DECISION AND DELIBERATION

Decisions made by a democratic National Assembly (or Parliament or Congress) have democratic legitimacy. That’s what we want in a democracy, decisions that are valid because they are made democratically.

However, strangely enough, the democratic legitimacy of decisions correctly made can sometimes be a problem. Whatever the National Assembly decides, must be correct because it is democratic. If someone is able to get the National Assembly to make a decision in their favour, say in a matter of taxation, they have won, because the National Assembly has put the stamp of “democratic” on that decision.

One agent who has an interest in getting the National Assembly to make certain decisions is the government. Governments have agendas they want pushed through, and they want to do that with as little trouble as possible from the lawmakers. National Assemblies are therefore under pressure to produce certain decisions and to do so without resistance.

The potential problem here is that this may push the National Assembly into making badly planned decisions because the government is desperate to get those decisions made that it has promised the electorate and to get the Assembly’s stamp of “democratic” on them. Such bad decisions are a big problem: since they are democratic, it is very difficult to overturn them and the country is stuck with potentially serious consequences of mistaken decisions.

Such mistakes happen. A case in point is Brexit. Then Prime Minister Cameron was able to get Parliament to sanction a referendum in a quick and easy decision without giving him any trouble or resistance in the matter. That was clearly a mistake. The country is now tearing itself apart and is unable to extricate itself from the mistake that has fallen down upon it. (Although it is my belief that Parliament will eventually find a way of correcting this mistake, it is, as we are seeing, very difficult to overturn a decision that has the legitimacy of a referendum behind it.)

The lesson is that National Assemblies should be able to make good decision and protected from making bad ones. Their decisions should be democratic but they should also be good, productive and workable, and certainly not counterproductive.

National Assemblies need assistance to manage the difficult combination of democratic and productive decisions.

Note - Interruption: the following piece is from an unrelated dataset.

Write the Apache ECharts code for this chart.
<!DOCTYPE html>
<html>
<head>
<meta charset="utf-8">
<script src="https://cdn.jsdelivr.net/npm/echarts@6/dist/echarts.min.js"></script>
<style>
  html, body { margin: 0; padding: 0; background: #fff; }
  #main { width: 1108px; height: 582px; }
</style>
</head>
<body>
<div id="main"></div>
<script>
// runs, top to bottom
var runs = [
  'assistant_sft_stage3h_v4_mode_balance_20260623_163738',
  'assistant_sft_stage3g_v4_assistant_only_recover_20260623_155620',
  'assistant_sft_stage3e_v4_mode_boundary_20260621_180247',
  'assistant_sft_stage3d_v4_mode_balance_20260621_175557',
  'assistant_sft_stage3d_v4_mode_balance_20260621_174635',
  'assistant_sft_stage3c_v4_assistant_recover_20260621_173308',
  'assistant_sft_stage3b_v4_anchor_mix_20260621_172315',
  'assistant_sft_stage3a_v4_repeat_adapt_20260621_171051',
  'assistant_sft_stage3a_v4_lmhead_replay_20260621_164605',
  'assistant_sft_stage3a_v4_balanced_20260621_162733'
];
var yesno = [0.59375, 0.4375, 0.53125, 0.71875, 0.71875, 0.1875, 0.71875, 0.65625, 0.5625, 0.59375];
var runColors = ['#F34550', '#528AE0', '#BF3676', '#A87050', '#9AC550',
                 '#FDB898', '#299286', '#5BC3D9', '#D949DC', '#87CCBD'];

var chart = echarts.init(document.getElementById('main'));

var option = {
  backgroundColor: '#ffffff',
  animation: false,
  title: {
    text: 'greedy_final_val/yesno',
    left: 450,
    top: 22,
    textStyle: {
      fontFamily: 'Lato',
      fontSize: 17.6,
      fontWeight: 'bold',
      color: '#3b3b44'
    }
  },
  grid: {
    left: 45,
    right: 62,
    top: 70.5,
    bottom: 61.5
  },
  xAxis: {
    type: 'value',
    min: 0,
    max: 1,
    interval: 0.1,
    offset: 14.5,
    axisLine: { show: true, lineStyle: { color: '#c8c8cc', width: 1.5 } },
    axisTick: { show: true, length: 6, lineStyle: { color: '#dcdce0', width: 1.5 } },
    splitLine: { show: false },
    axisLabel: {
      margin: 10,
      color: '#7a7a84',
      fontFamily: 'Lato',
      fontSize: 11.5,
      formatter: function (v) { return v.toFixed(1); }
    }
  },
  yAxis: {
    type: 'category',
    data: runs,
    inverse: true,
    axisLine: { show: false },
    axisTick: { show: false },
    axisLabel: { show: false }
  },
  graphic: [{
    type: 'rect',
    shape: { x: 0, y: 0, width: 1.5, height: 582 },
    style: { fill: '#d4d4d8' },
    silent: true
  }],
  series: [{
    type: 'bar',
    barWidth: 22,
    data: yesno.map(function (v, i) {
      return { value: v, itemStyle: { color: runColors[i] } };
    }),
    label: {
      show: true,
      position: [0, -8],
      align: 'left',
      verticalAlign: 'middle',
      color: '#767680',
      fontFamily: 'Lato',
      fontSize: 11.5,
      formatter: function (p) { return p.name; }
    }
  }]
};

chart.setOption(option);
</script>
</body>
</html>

They need the assistance, first of all, of protective procedures. Procedure is a boring matter for those of us interested in politics, but terribly important. National Assemblies need to impose rules upon themselves whereby they force themselves to not making decisions without careful scrutiny of consequences. They must avoid knee-jerk decisions because such decisions are in high risk of being bad. They must give themselves time and they must take themselves through routines of scrutiny. The Brexit decision, for example, was taken by Parliament without any preliminary work on what the consequences might be, and we are now paying the price.

They need assistance, secondly, in knowing what is in the interest of the people. One might think a good way of doing that is to ask the people, for example in a referendum. But we now know, from modern psychological research (such as by Daniel Kahneman who won the Nobel Prize in Economics for his research), that this is too simple. You and I and all of us are prone to making mistakes about our own good because there are mechanisms of bias at work in our minds. Our instinctive preferences are not necessarily what we really want. It turns out that people often change their minds and correct their preferences if they are given the opportunity to reflect and work on them with some care.

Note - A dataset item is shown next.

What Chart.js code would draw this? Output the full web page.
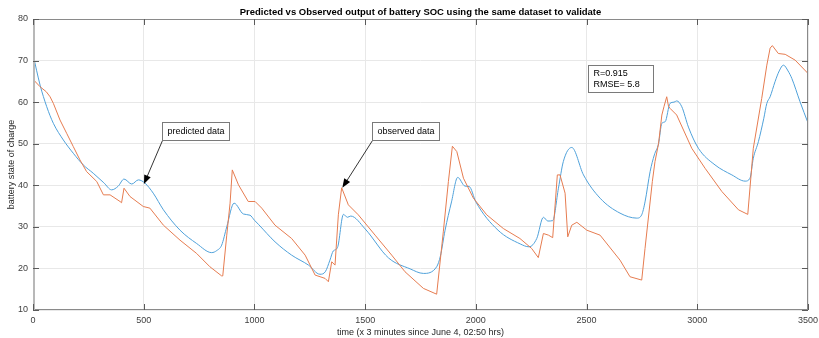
<!DOCTYPE html>
<html>
<head>
<meta charset="utf-8">
<script src="https://cdn.jsdelivr.net/npm/chart.js@4.4.0/dist/chart.umd.min.js"></script>
<style>
    body { margin: 0; background: #ffffff; }
    #wrap { width: 819px; height: 338px; }
</style>
</head>
<body>
<div id="wrap"><canvas id="socChart" width="819" height="338"></canvas></div>
<script>
// Values (time in steps of 3 minutes, SOC in %)
var predictedTime = [0, 32, 62, 92, 137, 182, 227, 272, 320, 355, 385, 411, 446, 476, 506, 543, 589, 664, 739, 807,
    830, 852, 875, 908, 950, 980, 1000, 1020, 1093, 1168, 1244, 1296, 1320, 1341, 1356, 1375, 1402, 1420, 1435, 1500,
    1606, 1703, 1763, 1823, 1840, 1861, 1890, 1918, 1951, 1970, 2000, 2100, 2200, 2240, 2275, 2305, 2325, 2347, 2373, 2395,
    2433, 2486, 2561, 2651, 2727, 2749, 2764, 2787, 2806, 2825, 2840, 2855, 2877, 2895, 2907, 2930, 2960, 3005, 3080, 3156,
    3216, 3238, 3253, 3276, 3300, 3314, 3329, 3351, 3370, 3389, 3410, 3427, 3464, 3500];
var predictedSoc = [71.5, 64.1, 58.9, 54.9, 50.9, 47.7, 44.9, 42.9, 40.6, 38.9, 39.8, 41.5, 40.3, 41.3, 40.5, 38.1, 34.1, 29.2, 26, 23.8,
    24.3, 25.6, 30, 35.7, 33.1, 32.8, 31.6, 30.5, 26.4, 23.2, 20.8, 18.6, 19.2, 22, 24.2, 25, 33, 32.3, 32.6, 29.5,
    22.5, 19.9, 18.8, 20.4, 23, 29.2, 36, 41.9, 39.8, 39.7, 36, 29.2, 25.9, 25.2, 27.2, 32.3, 31.4, 31.5, 39.3, 45.7,
    49.1, 42.5, 36.9, 33.3, 32.1, 32.9, 36, 43.3, 47.3, 50, 54.9, 55.3, 59.7, 60, 60.3, 58.9, 54, 48.9, 44.9, 42.5,
    41, 41.7, 46.5, 50.5, 56, 59.7, 61.3, 64.9, 67.5, 68.9, 67.5, 65.7, 60.1, 55];

var observedTime = [0, 32, 60, 77, 92, 122, 152, 182, 212, 242, 288, 318, 348, 393, 400, 411, 438, 498, 528, 589,
    664, 739, 799, 852, 857, 875, 890, 900, 928, 972, 1003, 1033, 1093, 1168, 1229, 1274, 1319, 1334, 1349, 1364,
    1379, 1394, 1424, 1469, 1545, 1620, 1680, 1763, 1823, 1853, 1876, 1894, 1914, 1944, 1989, 2049, 2124, 2199, 2252, 2282,
    2305, 2328, 2347, 2368, 2380, 2403, 2415, 2433, 2456, 2501, 2561, 2651, 2696, 2749, 2764, 2797, 2809, 2825, 2840, 2850,
    2862, 2870, 2877, 2907, 2975, 3035, 3111, 3186, 3228, 3253, 3291, 3314, 3329, 3339, 3366, 3397, 3442, 3500];
var observedSoc = [65.5, 63.7, 62.5, 61.3, 59.7, 55.7, 52.5, 49.3, 46.1, 43.3, 40.9, 37.7, 37.7, 36.1, 35.8, 39.3, 37.3, 34.9, 34.5, 30.4,
    26.8, 23.6, 20.4, 18.2, 18.2, 28, 35.7, 43.7, 40.1, 36.1, 36.1, 34.5, 30.4, 27.2, 23.2, 18.4, 17.6, 16.8, 21.6, 20.8,
    32.9, 39.4, 35.3, 32.9, 28, 23.2, 19.2, 15.2, 13.8, 28.8, 40.9, 49.4, 48.1, 41.7, 36.9, 32.9, 29.6, 27.2, 24.8, 22.6,
    28.4, 28, 27.4, 42.5, 42.5, 38.1, 27.6, 30.4, 31.1, 29.2, 28, 22, 18, 17.2, 24.8, 40.9, 45.7, 50, 56.9, 59,
    61.3, 59, 58.5, 56.9, 48.9, 44.1, 38.5, 34.1, 33, 48.9, 60.9, 68.9, 73, 73.6, 71.7, 71.5, 70.1, 66.9];

var xTicks = [0, 500, 1000, 1500, 2000, 2500, 3000, 3500];
var yTicks = [10, 20, 30, 40, 50, 60, 70, 80];

// Text boxes with arrows: box top-left corner and arrow tip in data units
var noteTexts = ['predicted data', 'observed data'];
var noteBoxAt = [[583, 55.2], [1531, 55.2]];
var noteArrowTip = [[501, 40.3], [1397, 39.4]];
var statsLines = ['R=0.915', 'RMSE= 5.8'];
var statsBoxAt = [2507, 68.9];

var chartTitle = 'Predicted vs Observed output of battery SOC using the same dataset to validate';
var fontName = '"Liberation Sans", Arial, sans-serif';

// Turn two plain arrays into x/y points for the linear scale
function toPoints(xs, ys) {
    return xs.map(function (x, i) {
        return { x: x, y: ys[i] };
    });
}

// Draw a line ending in a filled arrow head at (tx, ty)
function drawArrow(ctx, fx, fy, tx, ty) {
    var angle = Math.atan2(ty - fy, tx - fx);
    ctx.strokeStyle = '#000000';
    ctx.fillStyle = '#000000';
    ctx.lineWidth = 0.8;
    ctx.beginPath();
    ctx.moveTo(fx, fy);
    ctx.lineTo(tx - 6 * Math.cos(angle), ty - 6 * Math.sin(angle));
    ctx.stroke();
    ctx.beginPath();
    ctx.moveTo(tx, ty);
    ctx.lineTo(tx - 9 * Math.cos(angle) + 3.5 * Math.sin(angle), ty - 9 * Math.sin(angle) - 3.5 * Math.cos(angle));
    ctx.lineTo(tx - 9 * Math.cos(angle) - 3.5 * Math.sin(angle), ty - 9 * Math.sin(angle) + 3.5 * Math.cos(angle));
    ctx.closePath();
    ctx.fill();
}

// Plugin for the MATLAB look: box with inward ticks, title and annotations
var matlabFrame = {
    id: 'matlabFrame',
    afterDraw: function (chart) {
        var ctx = chart.ctx;
        var area = chart.chartArea;
        var xs = chart.scales.x;
        var ys = chart.scales.y;
        ctx.save();

        // Axis box, the left side drawn as a wider pale bar like the original
        ctx.strokeStyle = '#8a8a8a';
        ctx.lineWidth = 1;
        ctx.strokeRect(area.left + 0.5, area.top + 0.5, area.right - area.left - 1, area.bottom - area.top - 1);
        ctx.strokeStyle = '#b8b8b8';
        ctx.lineWidth = 2;
        ctx.beginPath();
        ctx.moveTo(area.left + 1, area.top);
        ctx.lineTo(area.left + 1, area.bottom);
        ctx.stroke();

        // Inward ticks on all four sides
        ctx.strokeStyle = '#5a5a5a';
        ctx.lineWidth = 1;
        ctx.beginPath();
        xTicks.forEach(function (t) {
            var px = Math.round(xs.getPixelForValue(t)) + 0.5;
            ctx.moveTo(px, area.bottom);
            ctx.lineTo(px, area.bottom - 6);
            ctx.moveTo(px, area.top);
            ctx.lineTo(px, area.top + 6);
        });
        yTicks.forEach(function (v) {
            var py = Math.round(ys.getPixelForValue(v)) + 0.5;
            ctx.moveTo(area.left, py);
            ctx.lineTo(area.left + 6, py);
            ctx.moveTo(area.right, py);
            ctx.lineTo(area.right - 6, py);
        });
        ctx.stroke();

        // Title
        ctx.fillStyle = '#000000';
        ctx.font = 'bold 9.5px ' + fontName;
        ctx.textAlign = 'center';
        ctx.textBaseline = 'middle';
        ctx.fillText(chartTitle, (area.left + area.right) / 2, area.top - 7);

        // Labelled arrows
        ctx.font = '9px ' + fontName;
        ctx.textAlign = 'left';
        noteTexts.forEach(function (text, i) {
            var bx = Math.round(xs.getPixelForValue(noteBoxAt[i][0])) + 0.5;
            var by = Math.round(ys.getPixelForValue(noteBoxAt[i][1])) + 0.5;
            var bw = Math.round(ctx.measureText(text).width) + 10;
            var bh = 18;
            drawArrow(ctx, bx, by + bh, xs.getPixelForValue(noteArrowTip[i][0]), ys.getPixelForValue(noteArrowTip[i][1]));
            ctx.fillStyle = '#ffffff';
            ctx.fillRect(bx, by, bw, bh);
            ctx.strokeStyle = '#7a7a7a';
            ctx.lineWidth = 1;
            ctx.strokeRect(bx, by, bw, bh);
            ctx.fillStyle = '#000000';
            ctx.fillText(text, bx + 5, by + bh / 2);
        });

        // Statistics box
        var sx = Math.round(xs.getPixelForValue(statsBoxAt[0])) + 0.5;
        var sy = Math.round(ys.getPixelForValue(statsBoxAt[1])) + 0.5;
        ctx.fillStyle = '#ffffff';
        ctx.fillRect(sx, sy, 65, 27);
        ctx.strokeStyle = '#7a7a7a';
        ctx.strokeRect(sx, sy, 65, 27);
        ctx.fillStyle = '#000000';
        statsLines.forEach(function (line, i) {
            ctx.fillText(line, sx + 5, sy + 8 + i * 11.5);
        });

        ctx.restore();
    }
};

// Plain tick text, no thousands separator
function plainTick(value) {
    return String(value);
}

function generateGraph() {
    var ctx = document.getElementById('socChart');
    new Chart(ctx, {
        type: 'line',
        data: {
            datasets: [{
                label: 'observed',
                data: toPoints(observedTime, observedSoc),
                borderColor: '#e67c50',
                borderWidth: 1,
                pointRadius: 0,
                tension: 0,
                fill: false
            }, {
                label: 'predicted',
                data: toPoints(predictedTime, predictedSoc),
                borderColor: '#4fa1da',
                borderWidth: 1,
                pointRadius: 0,
                cubicInterpolationMode: 'monotone',
                fill: false
            }]
        },
        options: {
            responsive: false,
            animation: false,
            layout: { padding: { top: 19, right: 11, left: 0, bottom: 0 } },
            plugins: {
                legend: { display: false },
                tooltip: { enabled: false },
                title: { display: false }
            },
            scales: {
                x: {
                    type: 'linear',
                    min: 0,
                    max: 3500,
                    afterFit: function (scale) {
                        // fixed height, and no extra room reserved for the last tick label
                        scale.height = 28;
                        scale.paddingLeft = 0;
                        scale.paddingRight = 0;
                    },
                    afterBuildTicks: function (scale) {
                        scale.ticks = xTicks.map(function (v) { return { value: v }; });
                    },
                    ticks: { color: '#404040', font: { family: fontName, size: 9 }, padding: 5, maxRotation: 0, callback: plainTick },
                    grid: { color: '#e8e8e8', drawTicks: false },
                    border: { display: false },
                    title: {
                        display: true,
                        text: 'time (x 3 minutes since June 4, 02:50 hrs)',
                        color: '#262626',
                        font: { family: fontName, size: 9 },
                        padding: 0
                    }
                },
                y: {
                    min: 10,
                    max: 80,
                    afterFit: function (scale) {
                        scale.width = 33;
                        scale.paddingTop = 0;
                        scale.paddingBottom = 0;
                    },
                    afterBuildTicks: function (scale) {
                        scale.ticks = yTicks.map(function (v) { return { value: v }; });
                    },
                    ticks: { color: '#404040', font: { family: fontName, size: 9 }, padding: 5, callback: plainTick },
                    grid: { color: '#e8e8e8', drawTicks: false },
                    border: { display: false },
                    title: {
                        display: true,
                        text: 'battery state of charge',
                        color: '#262626',
                        font: { family: fontName, size: 9 },
                        padding: { top: 6, bottom: 0 }
                    }
                }
            }
        },
        plugins: [matlabFrame]
    });
}

generateGraph();
</script>
</body>
</html>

From this, political scientists are concluding that the popular will is not something that just exists in the population but what emerges from what they call “deliberation.” The German theorist Claus Offe has suggested that National Assemblies should have the support of more sophisticated information about “the will of the people” than raw expressions of preferences. He suggests “deliberative panels” consisting of a random sample of the population – he calls them “citizen deliberators” – charged with working their way through appropriate procedures from raw preferences to “reflective preferences” in important political matters. He thinks the panels should be constituted by some kind of lot among all citizens, that their task would be to help both citizens and lawmakers to form considered judgements, and that their authority would be exclusively advisory for National Assemblies.

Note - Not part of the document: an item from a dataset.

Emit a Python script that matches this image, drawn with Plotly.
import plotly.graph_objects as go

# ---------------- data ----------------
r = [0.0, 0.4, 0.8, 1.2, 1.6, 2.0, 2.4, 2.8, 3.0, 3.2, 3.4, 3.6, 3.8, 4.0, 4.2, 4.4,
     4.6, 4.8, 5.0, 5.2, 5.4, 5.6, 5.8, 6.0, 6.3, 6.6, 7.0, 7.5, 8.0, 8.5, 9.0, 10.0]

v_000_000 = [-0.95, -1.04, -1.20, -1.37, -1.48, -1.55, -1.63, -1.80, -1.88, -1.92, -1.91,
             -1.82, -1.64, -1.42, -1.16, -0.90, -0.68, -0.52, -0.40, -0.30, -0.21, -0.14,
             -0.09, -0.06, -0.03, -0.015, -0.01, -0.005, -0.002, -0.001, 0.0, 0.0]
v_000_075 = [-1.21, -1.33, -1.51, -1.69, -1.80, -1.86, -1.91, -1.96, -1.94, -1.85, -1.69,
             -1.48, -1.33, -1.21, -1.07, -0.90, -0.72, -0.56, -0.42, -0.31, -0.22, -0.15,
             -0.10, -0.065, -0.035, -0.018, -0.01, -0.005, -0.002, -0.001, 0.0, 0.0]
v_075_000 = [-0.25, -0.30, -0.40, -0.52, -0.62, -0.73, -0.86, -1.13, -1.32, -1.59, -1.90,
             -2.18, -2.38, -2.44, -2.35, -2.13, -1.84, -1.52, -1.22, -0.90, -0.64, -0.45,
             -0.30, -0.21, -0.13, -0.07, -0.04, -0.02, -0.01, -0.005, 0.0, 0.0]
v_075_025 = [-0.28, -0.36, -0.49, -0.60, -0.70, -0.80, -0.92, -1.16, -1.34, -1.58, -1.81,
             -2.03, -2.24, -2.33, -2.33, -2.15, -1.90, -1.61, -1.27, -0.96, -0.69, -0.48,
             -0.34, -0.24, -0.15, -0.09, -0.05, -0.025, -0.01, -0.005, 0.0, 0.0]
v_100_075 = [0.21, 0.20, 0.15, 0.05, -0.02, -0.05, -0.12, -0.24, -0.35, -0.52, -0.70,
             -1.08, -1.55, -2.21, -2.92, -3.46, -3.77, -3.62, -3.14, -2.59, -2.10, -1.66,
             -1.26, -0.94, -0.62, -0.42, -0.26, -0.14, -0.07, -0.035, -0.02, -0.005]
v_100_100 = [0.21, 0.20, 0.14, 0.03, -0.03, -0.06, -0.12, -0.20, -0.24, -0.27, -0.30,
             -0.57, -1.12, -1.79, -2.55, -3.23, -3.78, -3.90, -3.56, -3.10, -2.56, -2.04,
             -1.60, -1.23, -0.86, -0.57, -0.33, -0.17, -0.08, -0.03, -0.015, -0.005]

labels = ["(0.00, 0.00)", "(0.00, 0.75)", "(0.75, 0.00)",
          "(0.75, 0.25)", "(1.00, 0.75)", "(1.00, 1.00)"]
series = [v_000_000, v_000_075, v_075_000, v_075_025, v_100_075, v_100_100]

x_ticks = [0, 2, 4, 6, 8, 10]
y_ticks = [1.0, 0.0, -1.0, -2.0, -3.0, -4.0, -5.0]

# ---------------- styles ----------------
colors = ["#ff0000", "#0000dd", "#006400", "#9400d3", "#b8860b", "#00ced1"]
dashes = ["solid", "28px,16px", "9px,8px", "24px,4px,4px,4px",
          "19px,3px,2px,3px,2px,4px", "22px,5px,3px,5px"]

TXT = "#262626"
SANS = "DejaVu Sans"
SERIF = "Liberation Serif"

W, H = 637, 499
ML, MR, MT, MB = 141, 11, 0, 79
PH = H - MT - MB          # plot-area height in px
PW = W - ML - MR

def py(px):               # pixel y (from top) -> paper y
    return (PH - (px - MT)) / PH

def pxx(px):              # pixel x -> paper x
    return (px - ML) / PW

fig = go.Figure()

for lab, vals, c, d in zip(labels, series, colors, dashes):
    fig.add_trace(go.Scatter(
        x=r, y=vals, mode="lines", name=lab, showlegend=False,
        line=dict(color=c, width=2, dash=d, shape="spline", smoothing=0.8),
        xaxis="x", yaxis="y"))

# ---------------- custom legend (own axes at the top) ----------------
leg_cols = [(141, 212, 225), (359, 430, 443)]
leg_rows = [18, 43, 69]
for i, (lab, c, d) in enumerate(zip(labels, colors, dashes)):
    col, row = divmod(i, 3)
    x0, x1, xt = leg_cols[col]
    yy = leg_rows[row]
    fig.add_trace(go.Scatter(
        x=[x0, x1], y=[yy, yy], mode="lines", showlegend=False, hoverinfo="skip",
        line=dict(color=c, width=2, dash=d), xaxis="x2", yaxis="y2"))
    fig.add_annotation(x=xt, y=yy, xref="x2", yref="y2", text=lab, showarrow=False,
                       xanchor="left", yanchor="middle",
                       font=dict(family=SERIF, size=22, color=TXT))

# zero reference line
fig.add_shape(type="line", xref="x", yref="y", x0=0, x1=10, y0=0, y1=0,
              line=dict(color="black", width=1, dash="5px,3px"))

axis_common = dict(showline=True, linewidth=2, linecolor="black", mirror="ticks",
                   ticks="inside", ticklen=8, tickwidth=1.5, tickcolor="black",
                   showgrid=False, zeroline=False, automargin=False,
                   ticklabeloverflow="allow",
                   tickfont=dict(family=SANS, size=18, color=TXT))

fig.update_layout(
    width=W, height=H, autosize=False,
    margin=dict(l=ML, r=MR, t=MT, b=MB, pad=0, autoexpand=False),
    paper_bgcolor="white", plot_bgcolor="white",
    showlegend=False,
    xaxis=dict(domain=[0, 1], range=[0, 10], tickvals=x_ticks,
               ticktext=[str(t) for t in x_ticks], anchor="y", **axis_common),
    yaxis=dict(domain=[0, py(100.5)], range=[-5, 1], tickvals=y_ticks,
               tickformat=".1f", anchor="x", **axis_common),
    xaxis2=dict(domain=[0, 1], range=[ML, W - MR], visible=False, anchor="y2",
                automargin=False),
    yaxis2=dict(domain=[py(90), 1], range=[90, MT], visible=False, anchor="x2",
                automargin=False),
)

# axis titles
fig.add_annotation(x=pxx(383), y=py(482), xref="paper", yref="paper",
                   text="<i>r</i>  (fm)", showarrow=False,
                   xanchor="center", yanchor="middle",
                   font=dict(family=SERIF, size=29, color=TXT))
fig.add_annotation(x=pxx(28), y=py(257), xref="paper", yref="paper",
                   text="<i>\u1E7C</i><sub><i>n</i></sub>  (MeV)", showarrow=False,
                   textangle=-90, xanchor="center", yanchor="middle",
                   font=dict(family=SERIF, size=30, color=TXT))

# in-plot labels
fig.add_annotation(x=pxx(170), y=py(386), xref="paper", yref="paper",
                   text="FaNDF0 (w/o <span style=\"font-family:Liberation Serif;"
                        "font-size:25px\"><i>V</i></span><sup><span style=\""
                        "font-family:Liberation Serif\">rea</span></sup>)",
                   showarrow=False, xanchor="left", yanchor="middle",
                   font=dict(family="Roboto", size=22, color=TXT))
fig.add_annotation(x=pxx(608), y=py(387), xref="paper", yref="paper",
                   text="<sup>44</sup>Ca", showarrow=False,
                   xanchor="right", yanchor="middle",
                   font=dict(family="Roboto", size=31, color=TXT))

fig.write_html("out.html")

As often, original ideas on first encounter seem odd, but this suggestion is really quite common sense. The reason we have National Assemblies, is that in a big population we for practical reasons must appoint a sample of the population to make decisions for us. If preferences depend on deliberation, the same logic would apply to the pre-decision process of forming preference. We will not get proper deliberation unless we design proper procedures to do it.

As for additional panels to advise the National Assembly, that’s the rationale of for example the House of Lords in the British Parliament and of various other “upper houses” in other national legislatures. Offe’s idea is slightly different, in how the panels are made up and precisely what they would do, but the idea is much the same.